■ GOAL ■
Find the string "draw" in the entries and copy each line that has it.

■ INPUT RECORDS ■
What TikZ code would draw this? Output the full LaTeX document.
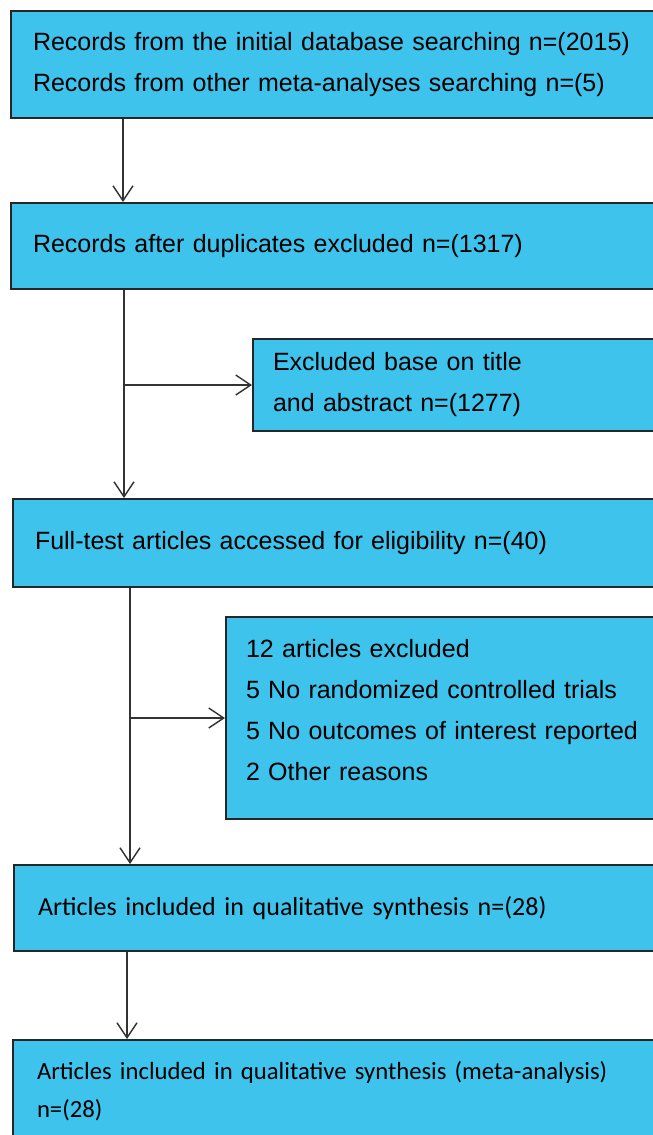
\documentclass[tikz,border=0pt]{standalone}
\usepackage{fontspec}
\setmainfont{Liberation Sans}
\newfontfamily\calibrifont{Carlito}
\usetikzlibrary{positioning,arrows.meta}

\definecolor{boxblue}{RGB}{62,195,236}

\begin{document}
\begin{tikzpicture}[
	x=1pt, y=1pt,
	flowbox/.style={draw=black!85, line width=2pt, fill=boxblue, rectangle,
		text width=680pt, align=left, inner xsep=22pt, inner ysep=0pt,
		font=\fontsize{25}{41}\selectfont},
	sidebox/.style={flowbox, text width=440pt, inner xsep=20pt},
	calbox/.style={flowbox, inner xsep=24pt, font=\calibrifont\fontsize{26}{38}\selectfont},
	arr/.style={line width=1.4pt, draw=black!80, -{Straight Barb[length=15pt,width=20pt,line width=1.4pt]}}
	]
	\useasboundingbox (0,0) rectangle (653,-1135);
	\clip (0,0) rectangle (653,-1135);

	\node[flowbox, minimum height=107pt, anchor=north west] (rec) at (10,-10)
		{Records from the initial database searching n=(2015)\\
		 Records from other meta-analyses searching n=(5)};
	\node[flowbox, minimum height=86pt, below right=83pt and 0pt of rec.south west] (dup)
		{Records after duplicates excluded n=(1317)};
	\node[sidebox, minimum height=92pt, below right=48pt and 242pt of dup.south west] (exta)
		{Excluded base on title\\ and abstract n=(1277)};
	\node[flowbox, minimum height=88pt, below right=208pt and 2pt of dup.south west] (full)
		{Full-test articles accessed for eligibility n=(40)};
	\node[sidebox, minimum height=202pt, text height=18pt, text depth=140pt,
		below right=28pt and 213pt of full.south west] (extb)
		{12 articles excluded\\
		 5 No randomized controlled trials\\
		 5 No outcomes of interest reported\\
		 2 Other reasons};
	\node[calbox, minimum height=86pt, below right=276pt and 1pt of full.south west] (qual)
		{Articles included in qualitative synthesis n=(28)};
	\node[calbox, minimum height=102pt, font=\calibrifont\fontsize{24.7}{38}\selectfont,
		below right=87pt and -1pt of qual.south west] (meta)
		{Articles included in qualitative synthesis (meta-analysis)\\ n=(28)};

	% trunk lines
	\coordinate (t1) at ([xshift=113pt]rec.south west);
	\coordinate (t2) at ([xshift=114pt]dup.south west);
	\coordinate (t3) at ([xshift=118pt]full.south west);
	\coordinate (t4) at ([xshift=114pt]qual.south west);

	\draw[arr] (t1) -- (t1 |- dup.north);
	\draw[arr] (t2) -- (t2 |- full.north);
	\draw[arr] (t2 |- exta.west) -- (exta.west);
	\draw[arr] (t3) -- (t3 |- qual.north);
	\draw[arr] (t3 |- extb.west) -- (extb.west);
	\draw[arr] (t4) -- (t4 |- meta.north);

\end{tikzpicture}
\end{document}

---

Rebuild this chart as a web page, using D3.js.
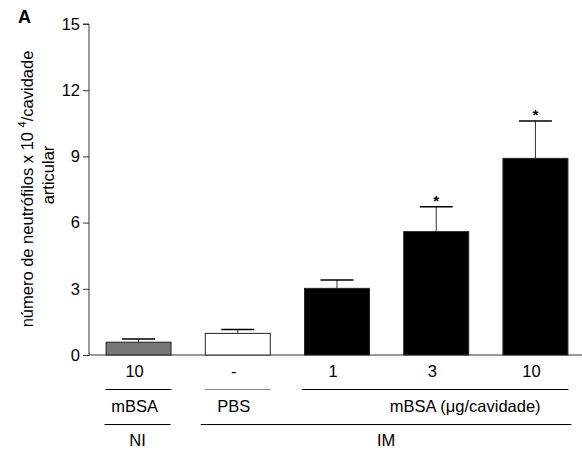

■ FINISHED EXERCISE ■
What TikZ code would draw this? Output the full LaTeX document.
	flowbox/.style={draw=black!85, line width=2pt, fill=boxblue, rectangle,
	arr/.style={line width=1.4pt, draw=black!80, -{Straight Barb[length=15pt,width=20pt,line width=1.4pt]}}
	\draw[arr] (t1) -- (t1 |- dup.north);
	\draw[arr] (t2) -- (t2 |- full.north);
	\draw[arr] (t2 |- exta.west) -- (exta.west);
	\draw[arr] (t3) -- (t3 |- qual.north);
	\draw[arr] (t3 |- extb.west) -- (extb.west);
	\draw[arr] (t4) -- (t4 |- meta.north);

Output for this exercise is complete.